╭─ RECORD EXCERPTS

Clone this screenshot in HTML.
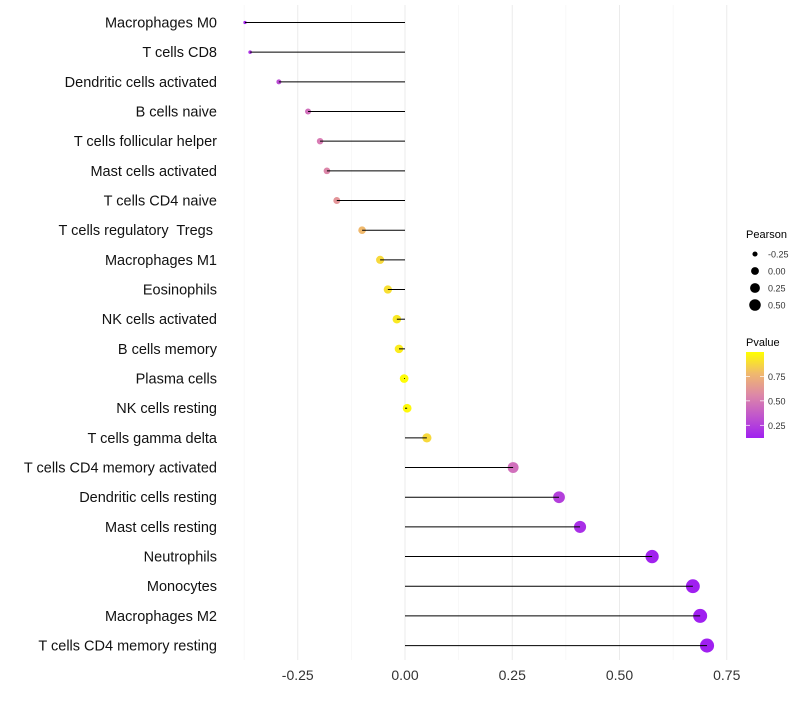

╰─
╭─ RECORD EXCERPTS

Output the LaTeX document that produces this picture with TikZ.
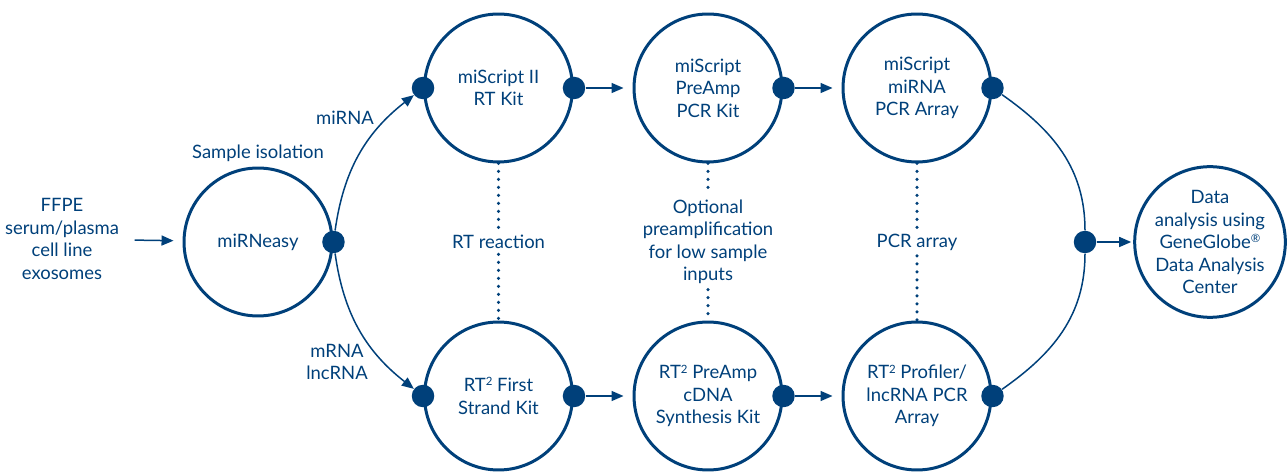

╰─
╭─ RECORD EXCERPTS

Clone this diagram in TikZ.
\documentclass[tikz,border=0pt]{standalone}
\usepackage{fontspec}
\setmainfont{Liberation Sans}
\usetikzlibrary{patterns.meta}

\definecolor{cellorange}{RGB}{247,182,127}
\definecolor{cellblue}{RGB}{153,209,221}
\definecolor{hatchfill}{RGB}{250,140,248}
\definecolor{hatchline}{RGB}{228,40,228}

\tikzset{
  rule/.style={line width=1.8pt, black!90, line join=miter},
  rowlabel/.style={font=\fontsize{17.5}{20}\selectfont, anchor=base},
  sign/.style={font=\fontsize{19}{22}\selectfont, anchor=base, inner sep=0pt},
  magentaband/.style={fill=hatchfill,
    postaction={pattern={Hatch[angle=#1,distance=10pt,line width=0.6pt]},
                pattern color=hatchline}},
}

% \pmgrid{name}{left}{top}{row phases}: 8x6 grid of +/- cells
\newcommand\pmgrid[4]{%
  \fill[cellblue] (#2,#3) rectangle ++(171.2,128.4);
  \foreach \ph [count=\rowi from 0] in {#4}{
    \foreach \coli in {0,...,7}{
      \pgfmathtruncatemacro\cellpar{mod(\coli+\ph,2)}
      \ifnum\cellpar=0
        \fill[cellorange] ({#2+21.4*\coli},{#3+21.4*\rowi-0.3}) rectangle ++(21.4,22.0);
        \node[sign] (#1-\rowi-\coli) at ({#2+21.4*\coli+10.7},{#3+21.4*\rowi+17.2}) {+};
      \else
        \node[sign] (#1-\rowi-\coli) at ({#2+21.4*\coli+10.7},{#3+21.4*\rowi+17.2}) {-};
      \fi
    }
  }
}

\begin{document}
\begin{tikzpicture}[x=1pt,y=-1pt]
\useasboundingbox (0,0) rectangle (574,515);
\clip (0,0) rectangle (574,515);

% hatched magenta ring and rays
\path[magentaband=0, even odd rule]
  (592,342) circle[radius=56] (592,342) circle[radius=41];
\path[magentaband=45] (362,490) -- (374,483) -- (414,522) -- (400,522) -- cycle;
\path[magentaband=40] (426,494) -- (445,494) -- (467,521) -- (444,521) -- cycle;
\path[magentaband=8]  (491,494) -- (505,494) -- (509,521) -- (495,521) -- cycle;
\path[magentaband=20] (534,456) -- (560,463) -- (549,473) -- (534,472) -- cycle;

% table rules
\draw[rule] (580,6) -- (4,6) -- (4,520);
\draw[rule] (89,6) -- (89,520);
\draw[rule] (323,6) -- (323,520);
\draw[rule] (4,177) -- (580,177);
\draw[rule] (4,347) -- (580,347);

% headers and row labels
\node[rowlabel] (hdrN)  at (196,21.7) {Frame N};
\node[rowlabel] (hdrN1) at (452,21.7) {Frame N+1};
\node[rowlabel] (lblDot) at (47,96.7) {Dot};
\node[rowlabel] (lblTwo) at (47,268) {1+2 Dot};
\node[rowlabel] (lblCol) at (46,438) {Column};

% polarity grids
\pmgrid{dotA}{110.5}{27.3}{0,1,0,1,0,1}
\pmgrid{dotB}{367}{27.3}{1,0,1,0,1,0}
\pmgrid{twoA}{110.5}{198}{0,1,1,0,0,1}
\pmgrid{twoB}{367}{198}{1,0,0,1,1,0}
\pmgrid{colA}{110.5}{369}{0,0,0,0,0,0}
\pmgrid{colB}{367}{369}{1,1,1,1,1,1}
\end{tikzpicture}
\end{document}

╰─

From the listing above, copy every line that includes the word "Clone".

RESPONSE TO THE TASK
Clone this screenshot in HTML.
Clone this diagram in TikZ.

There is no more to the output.